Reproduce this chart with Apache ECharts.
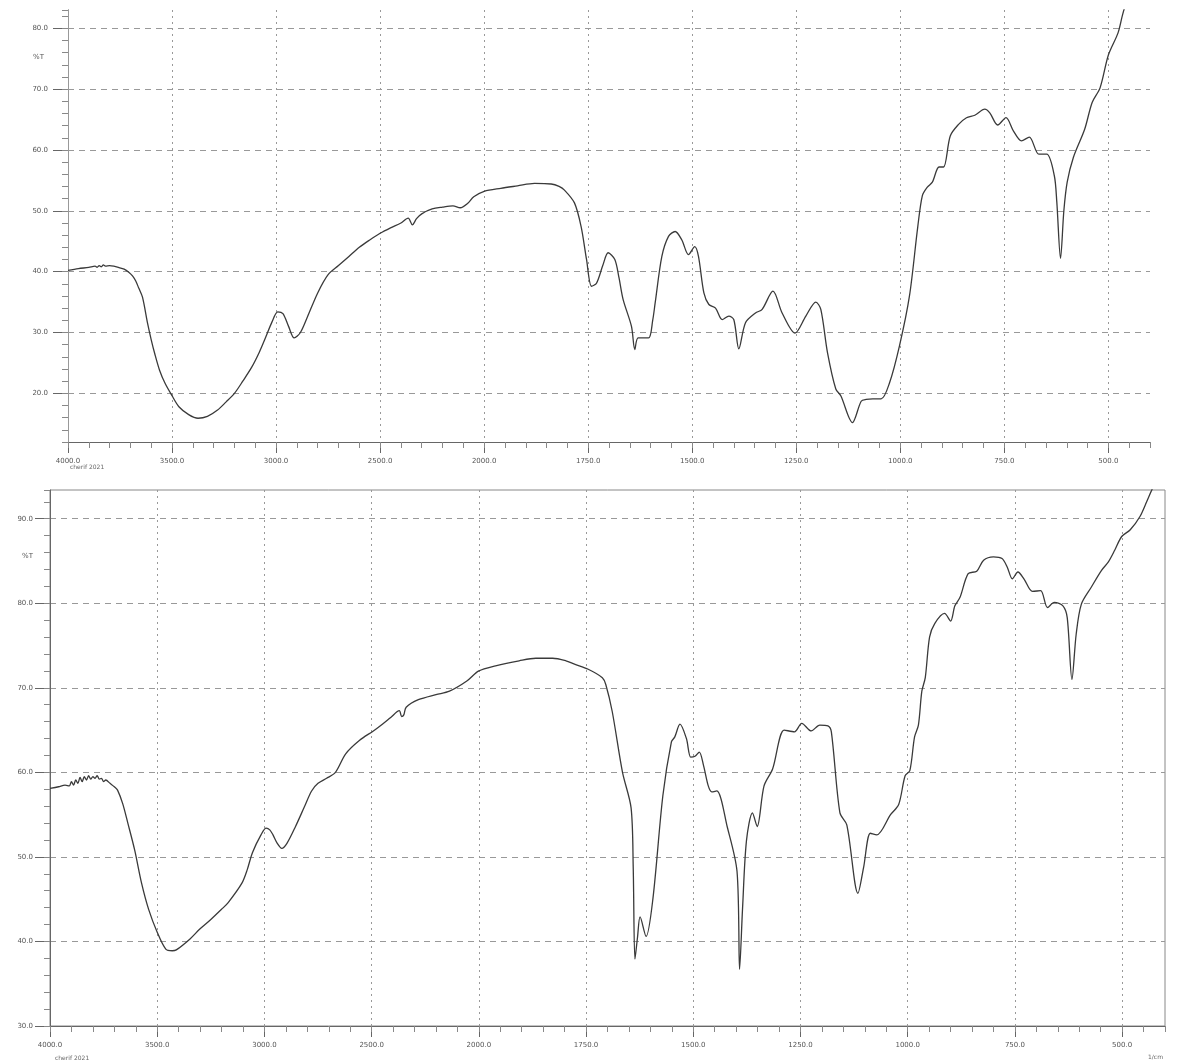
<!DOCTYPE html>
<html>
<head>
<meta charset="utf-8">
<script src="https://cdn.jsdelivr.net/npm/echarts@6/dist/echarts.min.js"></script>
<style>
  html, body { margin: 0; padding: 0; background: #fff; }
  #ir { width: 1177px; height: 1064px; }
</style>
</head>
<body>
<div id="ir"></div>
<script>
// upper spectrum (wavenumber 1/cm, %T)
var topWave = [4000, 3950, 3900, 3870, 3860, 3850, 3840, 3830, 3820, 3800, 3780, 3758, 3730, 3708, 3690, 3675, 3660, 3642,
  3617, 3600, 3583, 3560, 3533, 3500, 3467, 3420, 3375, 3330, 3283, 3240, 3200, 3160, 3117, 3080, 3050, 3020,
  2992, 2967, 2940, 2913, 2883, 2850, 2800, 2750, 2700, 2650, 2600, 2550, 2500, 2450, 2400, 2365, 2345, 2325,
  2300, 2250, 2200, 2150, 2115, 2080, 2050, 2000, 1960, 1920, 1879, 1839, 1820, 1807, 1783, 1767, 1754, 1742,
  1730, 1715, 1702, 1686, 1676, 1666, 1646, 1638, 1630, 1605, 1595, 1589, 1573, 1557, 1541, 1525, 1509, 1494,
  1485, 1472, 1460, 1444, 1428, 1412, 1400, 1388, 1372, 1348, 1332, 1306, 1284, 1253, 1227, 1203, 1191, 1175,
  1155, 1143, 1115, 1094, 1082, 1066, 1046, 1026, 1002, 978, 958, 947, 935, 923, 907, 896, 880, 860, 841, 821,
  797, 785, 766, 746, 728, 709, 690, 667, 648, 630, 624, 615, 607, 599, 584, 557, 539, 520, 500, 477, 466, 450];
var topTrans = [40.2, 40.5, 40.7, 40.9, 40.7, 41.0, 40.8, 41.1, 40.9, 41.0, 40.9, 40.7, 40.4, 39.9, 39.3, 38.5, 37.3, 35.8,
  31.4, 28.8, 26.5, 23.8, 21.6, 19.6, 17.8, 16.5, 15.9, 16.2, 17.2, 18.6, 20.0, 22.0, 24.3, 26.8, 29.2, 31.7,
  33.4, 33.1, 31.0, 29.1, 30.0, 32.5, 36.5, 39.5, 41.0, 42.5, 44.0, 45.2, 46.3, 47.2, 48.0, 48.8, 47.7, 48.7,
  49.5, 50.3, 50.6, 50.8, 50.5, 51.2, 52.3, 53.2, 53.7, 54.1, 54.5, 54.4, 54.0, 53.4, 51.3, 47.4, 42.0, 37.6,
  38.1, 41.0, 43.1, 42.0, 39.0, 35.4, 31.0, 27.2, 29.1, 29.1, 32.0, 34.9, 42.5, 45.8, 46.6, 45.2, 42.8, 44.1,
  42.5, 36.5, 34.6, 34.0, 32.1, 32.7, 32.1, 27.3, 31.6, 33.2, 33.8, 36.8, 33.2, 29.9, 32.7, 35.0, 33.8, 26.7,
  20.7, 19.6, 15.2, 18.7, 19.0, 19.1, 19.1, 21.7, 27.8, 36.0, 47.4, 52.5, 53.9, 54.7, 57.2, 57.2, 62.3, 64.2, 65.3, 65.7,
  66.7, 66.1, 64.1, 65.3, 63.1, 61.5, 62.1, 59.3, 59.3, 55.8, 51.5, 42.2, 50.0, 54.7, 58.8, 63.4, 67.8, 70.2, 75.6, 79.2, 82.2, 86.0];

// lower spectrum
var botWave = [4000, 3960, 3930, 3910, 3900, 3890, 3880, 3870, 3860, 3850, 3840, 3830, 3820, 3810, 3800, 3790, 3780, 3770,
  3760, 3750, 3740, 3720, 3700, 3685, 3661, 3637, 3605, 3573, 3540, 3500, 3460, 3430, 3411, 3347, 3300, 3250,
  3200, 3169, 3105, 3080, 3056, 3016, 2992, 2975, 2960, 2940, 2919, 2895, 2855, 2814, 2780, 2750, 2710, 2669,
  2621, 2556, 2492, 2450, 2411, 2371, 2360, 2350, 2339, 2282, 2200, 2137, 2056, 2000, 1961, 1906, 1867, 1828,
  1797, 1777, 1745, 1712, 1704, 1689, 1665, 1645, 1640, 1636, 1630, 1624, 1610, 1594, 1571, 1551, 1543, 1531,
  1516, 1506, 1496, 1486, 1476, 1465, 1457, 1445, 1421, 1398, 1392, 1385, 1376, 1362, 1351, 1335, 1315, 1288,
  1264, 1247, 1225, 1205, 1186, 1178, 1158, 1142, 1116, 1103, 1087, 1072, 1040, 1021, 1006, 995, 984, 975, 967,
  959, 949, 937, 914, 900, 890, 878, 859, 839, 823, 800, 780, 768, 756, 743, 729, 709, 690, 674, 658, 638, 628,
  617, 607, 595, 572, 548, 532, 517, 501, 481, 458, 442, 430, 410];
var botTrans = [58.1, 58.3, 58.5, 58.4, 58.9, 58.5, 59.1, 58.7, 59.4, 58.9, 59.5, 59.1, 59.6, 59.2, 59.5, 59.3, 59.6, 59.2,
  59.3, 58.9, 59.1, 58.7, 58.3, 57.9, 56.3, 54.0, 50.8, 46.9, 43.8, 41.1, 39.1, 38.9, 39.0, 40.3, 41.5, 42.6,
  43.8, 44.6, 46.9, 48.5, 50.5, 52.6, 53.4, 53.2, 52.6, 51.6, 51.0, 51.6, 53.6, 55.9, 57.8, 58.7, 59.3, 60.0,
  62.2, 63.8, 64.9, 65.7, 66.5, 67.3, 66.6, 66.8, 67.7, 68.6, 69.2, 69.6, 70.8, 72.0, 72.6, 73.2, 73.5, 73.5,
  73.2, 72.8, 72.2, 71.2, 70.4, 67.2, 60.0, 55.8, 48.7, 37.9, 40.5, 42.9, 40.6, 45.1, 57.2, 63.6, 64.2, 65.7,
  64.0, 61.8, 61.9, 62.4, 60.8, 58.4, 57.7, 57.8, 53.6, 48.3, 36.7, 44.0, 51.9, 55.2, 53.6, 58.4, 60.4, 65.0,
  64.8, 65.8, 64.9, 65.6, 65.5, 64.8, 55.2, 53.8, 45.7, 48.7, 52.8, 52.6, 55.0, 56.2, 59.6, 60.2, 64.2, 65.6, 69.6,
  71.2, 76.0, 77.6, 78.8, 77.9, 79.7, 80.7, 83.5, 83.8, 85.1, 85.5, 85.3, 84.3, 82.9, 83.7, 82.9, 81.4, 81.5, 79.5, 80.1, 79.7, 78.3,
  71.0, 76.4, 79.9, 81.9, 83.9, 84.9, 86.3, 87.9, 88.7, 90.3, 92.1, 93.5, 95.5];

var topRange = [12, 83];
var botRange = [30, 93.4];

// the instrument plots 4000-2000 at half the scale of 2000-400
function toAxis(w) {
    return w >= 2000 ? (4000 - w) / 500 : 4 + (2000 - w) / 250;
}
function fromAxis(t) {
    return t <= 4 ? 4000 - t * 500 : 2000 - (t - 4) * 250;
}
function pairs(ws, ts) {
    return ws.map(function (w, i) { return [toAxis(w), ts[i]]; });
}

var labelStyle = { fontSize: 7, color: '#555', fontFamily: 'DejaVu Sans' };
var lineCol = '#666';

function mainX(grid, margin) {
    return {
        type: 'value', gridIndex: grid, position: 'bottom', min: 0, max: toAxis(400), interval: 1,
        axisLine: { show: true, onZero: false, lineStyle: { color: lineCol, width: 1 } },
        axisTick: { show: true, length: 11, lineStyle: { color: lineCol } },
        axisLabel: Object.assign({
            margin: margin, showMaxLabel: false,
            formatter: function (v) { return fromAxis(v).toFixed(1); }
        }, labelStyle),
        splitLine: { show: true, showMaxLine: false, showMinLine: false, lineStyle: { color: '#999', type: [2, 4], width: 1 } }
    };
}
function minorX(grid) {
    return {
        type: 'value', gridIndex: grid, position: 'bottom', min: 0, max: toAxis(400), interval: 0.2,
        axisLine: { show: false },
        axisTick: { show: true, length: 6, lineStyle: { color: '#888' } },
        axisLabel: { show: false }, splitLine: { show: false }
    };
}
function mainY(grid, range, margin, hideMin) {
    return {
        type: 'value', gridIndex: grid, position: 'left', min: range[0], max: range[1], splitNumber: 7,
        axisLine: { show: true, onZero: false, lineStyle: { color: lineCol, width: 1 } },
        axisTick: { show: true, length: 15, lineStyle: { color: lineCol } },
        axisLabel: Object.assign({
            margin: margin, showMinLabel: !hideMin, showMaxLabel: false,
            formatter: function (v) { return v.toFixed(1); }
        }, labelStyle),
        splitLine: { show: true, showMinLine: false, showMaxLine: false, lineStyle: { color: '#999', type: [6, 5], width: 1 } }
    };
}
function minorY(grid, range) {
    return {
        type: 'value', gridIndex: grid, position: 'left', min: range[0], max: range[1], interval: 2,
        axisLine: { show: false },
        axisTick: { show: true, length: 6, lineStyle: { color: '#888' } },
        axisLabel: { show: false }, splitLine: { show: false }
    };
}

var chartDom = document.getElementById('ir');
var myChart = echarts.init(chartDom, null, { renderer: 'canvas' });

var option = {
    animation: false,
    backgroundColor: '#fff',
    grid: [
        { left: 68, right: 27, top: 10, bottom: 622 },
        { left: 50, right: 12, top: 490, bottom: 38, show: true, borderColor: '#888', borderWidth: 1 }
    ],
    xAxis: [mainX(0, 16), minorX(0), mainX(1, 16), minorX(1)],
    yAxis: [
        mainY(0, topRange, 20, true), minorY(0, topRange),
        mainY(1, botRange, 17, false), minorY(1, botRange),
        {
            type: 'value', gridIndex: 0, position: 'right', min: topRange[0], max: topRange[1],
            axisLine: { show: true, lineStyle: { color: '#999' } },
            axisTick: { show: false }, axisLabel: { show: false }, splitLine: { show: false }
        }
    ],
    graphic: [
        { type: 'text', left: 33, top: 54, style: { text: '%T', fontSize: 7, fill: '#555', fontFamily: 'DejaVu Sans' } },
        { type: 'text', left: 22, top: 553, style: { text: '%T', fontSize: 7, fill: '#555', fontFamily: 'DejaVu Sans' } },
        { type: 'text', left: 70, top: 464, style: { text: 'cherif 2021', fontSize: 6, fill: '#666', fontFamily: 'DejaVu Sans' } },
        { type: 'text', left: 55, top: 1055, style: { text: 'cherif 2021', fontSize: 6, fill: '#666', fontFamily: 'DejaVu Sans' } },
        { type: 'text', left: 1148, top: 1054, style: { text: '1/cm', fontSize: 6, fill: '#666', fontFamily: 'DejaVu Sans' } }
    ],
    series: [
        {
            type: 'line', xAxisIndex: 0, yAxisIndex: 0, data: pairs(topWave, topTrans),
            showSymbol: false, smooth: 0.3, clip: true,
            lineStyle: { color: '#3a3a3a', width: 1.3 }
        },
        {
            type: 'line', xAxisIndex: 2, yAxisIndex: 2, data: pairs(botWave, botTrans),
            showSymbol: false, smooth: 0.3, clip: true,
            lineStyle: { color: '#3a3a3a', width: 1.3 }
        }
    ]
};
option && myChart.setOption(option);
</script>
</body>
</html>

-------------------------

**DIRECTIONS FOR THIS TASK:** Take the material above from its first line through the line holding "79.2, 82.2, 86.0];" and set it down exactly, without the pictures.

**ANSWER FOR THE TASK:**
Reproduce this chart with Apache ECharts.
<!DOCTYPE html>
<html>
<head>
<meta charset="utf-8">
<script src="https://cdn.jsdelivr.net/npm/echarts@6/dist/echarts.min.js"></script>
<style>
  html, body { margin: 0; padding: 0; background: #fff; }
  #ir { width: 1177px; height: 1064px; }
</style>
</head>
<body>
<div id="ir"></div>
<script>
// upper spectrum (wavenumber 1/cm, %T)
var topWave = [4000, 3950, 3900, 3870, 3860, 3850, 3840, 3830, 3820, 3800, 3780, 3758, 3730, 3708, 3690, 3675, 3660, 3642,
  3617, 3600, 3583, 3560, 3533, 3500, 3467, 3420, 3375, 3330, 3283, 3240, 3200, 3160, 3117, 3080, 3050, 3020,
  2992, 2967, 2940, 2913, 2883, 2850, 2800, 2750, 2700, 2650, 2600, 2550, 2500, 2450, 2400, 2365, 2345, 2325,
  2300, 2250, 2200, 2150, 2115, 2080, 2050, 2000, 1960, 1920, 1879, 1839, 1820, 1807, 1783, 1767, 1754, 1742,
  1730, 1715, 1702, 1686, 1676, 1666, 1646, 1638, 1630, 1605, 1595, 1589, 1573, 1557, 1541, 1525, 1509, 1494,
  1485, 1472, 1460, 1444, 1428, 1412, 1400, 1388, 1372, 1348, 1332, 1306, 1284, 1253, 1227, 1203, 1191, 1175,
  1155, 1143, 1115, 1094, 1082, 1066, 1046, 1026, 1002, 978, 958, 947, 935, 923, 907, 896, 880, 860, 841, 821,
  797, 785, 766, 746, 728, 709, 690, 667, 648, 630, 624, 615, 607, 599, 584, 557, 539, 520, 500, 477, 466, 450];
var topTrans = [40.2, 40.5, 40.7, 40.9, 40.7, 41.0, 40.8, 41.1, 40.9, 41.0, 40.9, 40.7, 40.4, 39.9, 39.3, 38.5, 37.3, 35.8,
  31.4, 28.8, 26.5, 23.8, 21.6, 19.6, 17.8, 16.5, 15.9, 16.2, 17.2, 18.6, 20.0, 22.0, 24.3, 26.8, 29.2, 31.7,
  33.4, 33.1, 31.0, 29.1, 30.0, 32.5, 36.5, 39.5, 41.0, 42.5, 44.0, 45.2, 46.3, 47.2, 48.0, 48.8, 47.7, 48.7,
  49.5, 50.3, 50.6, 50.8, 50.5, 51.2, 52.3, 53.2, 53.7, 54.1, 54.5, 54.4, 54.0, 53.4, 51.3, 47.4, 42.0, 37.6,
  38.1, 41.0, 43.1, 42.0, 39.0, 35.4, 31.0, 27.2, 29.1, 29.1, 32.0, 34.9, 42.5, 45.8, 46.6, 45.2, 42.8, 44.1,
  42.5, 36.5, 34.6, 34.0, 32.1, 32.7, 32.1, 27.3, 31.6, 33.2, 33.8, 36.8, 33.2, 29.9, 32.7, 35.0, 33.8, 26.7,
  20.7, 19.6, 15.2, 18.7, 19.0, 19.1, 19.1, 21.7, 27.8, 36.0, 47.4, 52.5, 53.9, 54.7, 57.2, 57.2, 62.3, 64.2, 65.3, 65.7,
  66.7, 66.1, 64.1, 65.3, 63.1, 61.5, 62.1, 59.3, 59.3, 55.8, 51.5, 42.2, 50.0, 54.7, 58.8, 63.4, 67.8, 70.2, 75.6, 79.2, 82.2, 86.0];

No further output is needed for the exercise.